(Dataset excerpt)
════════

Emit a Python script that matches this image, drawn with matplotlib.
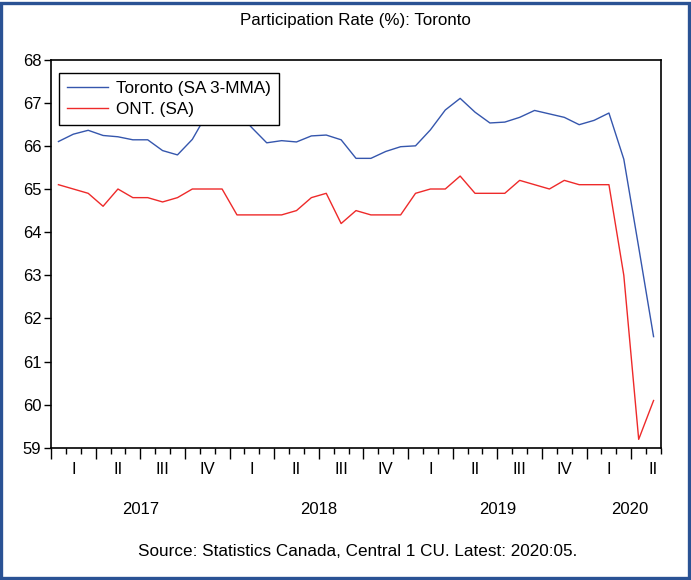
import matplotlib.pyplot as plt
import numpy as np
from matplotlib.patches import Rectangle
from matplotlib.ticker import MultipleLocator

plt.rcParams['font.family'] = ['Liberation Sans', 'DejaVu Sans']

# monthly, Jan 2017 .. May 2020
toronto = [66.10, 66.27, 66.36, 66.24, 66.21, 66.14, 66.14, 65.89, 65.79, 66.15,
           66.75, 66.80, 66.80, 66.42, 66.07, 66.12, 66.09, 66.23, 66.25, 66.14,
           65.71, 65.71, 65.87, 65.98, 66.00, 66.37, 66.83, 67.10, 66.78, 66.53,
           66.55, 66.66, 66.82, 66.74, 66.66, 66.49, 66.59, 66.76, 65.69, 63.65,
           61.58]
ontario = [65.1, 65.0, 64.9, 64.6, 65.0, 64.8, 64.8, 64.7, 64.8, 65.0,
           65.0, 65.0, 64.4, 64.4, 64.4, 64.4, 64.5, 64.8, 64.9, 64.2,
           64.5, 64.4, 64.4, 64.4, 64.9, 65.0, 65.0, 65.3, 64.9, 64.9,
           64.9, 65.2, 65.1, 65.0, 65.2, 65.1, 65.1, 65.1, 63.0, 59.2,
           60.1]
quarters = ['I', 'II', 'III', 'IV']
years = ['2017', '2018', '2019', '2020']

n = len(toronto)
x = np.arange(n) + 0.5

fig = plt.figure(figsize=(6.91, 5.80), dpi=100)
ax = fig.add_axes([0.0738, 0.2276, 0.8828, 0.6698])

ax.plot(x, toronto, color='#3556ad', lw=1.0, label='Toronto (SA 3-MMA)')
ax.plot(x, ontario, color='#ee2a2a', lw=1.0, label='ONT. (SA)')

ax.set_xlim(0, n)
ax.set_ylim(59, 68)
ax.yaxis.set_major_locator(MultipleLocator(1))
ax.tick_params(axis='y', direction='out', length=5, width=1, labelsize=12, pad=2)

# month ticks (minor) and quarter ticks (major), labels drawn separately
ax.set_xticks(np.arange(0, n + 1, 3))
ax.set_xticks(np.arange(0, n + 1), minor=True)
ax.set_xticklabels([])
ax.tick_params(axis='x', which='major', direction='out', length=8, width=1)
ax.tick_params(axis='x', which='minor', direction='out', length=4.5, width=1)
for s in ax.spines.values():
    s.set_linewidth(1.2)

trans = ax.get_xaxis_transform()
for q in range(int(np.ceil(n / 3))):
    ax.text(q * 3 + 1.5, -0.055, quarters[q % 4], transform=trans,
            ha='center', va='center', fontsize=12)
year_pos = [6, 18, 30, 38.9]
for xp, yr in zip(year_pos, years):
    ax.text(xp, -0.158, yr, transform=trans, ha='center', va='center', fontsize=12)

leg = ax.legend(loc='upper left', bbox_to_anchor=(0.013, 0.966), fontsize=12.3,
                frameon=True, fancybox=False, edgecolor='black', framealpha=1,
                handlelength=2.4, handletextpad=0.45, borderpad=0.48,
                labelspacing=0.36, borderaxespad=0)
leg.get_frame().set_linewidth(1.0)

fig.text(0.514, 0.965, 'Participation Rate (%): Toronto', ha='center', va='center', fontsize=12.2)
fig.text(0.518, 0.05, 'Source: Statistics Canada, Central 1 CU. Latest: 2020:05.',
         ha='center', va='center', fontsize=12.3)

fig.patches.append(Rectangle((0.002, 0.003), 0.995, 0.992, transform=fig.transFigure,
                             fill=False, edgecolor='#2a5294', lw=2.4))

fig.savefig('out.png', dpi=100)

════════

Leave the pictures out and copy the rest of the data exactly.

(Exercise output)
Emit a Python script that matches this image, drawn with matplotlib.
import matplotlib.pyplot as plt
import numpy as np
from matplotlib.patches import Rectangle
from matplotlib.ticker import MultipleLocator

plt.rcParams['font.family'] = ['Liberation Sans', 'DejaVu Sans']

# monthly, Jan 2017 .. May 2020
toronto = [66.10, 66.27, 66.36, 66.24, 66.21, 66.14, 66.14, 65.89, 65.79, 66.15,
           66.75, 66.80, 66.80, 66.42, 66.07, 66.12, 66.09, 66.23, 66.25, 66.14,
           65.71, 65.71, 65.87, 65.98, 66.00, 66.37, 66.83, 67.10, 66.78, 66.53,
           66.55, 66.66, 66.82, 66.74, 66.66, 66.49, 66.59, 66.76, 65.69, 63.65,
           61.58]
ontario = [65.1, 65.0, 64.9, 64.6, 65.0, 64.8, 64.8, 64.7, 64.8, 65.0,
           65.0, 65.0, 64.4, 64.4, 64.4, 64.4, 64.5, 64.8, 64.9, 64.2,
           64.5, 64.4, 64.4, 64.4, 64.9, 65.0, 65.0, 65.3, 64.9, 64.9,
           64.9, 65.2, 65.1, 65.0, 65.2, 65.1, 65.1, 65.1, 63.0, 59.2,
           60.1]
quarters = ['I', 'II', 'III', 'IV']
years = ['2017', '2018', '2019', '2020']

n = len(toronto)
x = np.arange(n) + 0.5

fig = plt.figure(figsize=(6.91, 5.80), dpi=100)
ax = fig.add_axes([0.0738, 0.2276, 0.8828, 0.6698])

ax.plot(x, toronto, color='#3556ad', lw=1.0, label='Toronto (SA 3-MMA)')
ax.plot(x, ontario, color='#ee2a2a', lw=1.0, label='ONT. (SA)')

ax.set_xlim(0, n)
ax.set_ylim(59, 68)
ax.yaxis.set_major_locator(MultipleLocator(1))
ax.tick_params(axis='y', direction='out', length=5, width=1, labelsize=12, pad=2)

# month ticks (minor) and quarter ticks (major), labels drawn separately
ax.set_xticks(np.arange(0, n + 1, 3))
ax.set_xticks(np.arange(0, n + 1), minor=True)
ax.set_xticklabels([])
ax.tick_params(axis='x', which='major', direction='out', length=8, width=1)
ax.tick_params(axis='x', which='minor', direction='out', length=4.5, width=1)
for s in ax.spines.values():
    s.set_linewidth(1.2)

trans = ax.get_xaxis_transform()
for q in range(int(np.ceil(n / 3))):
    ax.text(q * 3 + 1.5, -0.055, quarters[q % 4], transform=trans,
            ha='center', va='center', fontsize=12)
year_pos = [6, 18, 30, 38.9]
for xp, yr in zip(year_pos, years):
    ax.text(xp, -0.158, yr, transform=trans, ha='center', va='center', fontsize=12)

leg = ax.legend(loc='upper left', bbox_to_anchor=(0.013, 0.966), fontsize=12.3,
                frameon=True, fancybox=False, edgecolor='black', framealpha=1,
                handlelength=2.4, handletextpad=0.45, borderpad=0.48,
                labelspacing=0.36, borderaxespad=0)
leg.get_frame().set_linewidth(1.0)

fig.text(0.514, 0.965, 'Participation Rate (%): Toronto', ha='center', va='center', fontsize=12.2)
fig.text(0.518, 0.05, 'Source: Statistics Canada, Central 1 CU. Latest: 2020:05.',
         ha='center', va='center', fontsize=12.3)

fig.patches.append(Rectangle((0.002, 0.003), 0.995, 0.992, transform=fig.transFigure,
                             fill=False, edgecolor='#2a5294', lw=2.4))

fig.savefig('out.png', dpi=100)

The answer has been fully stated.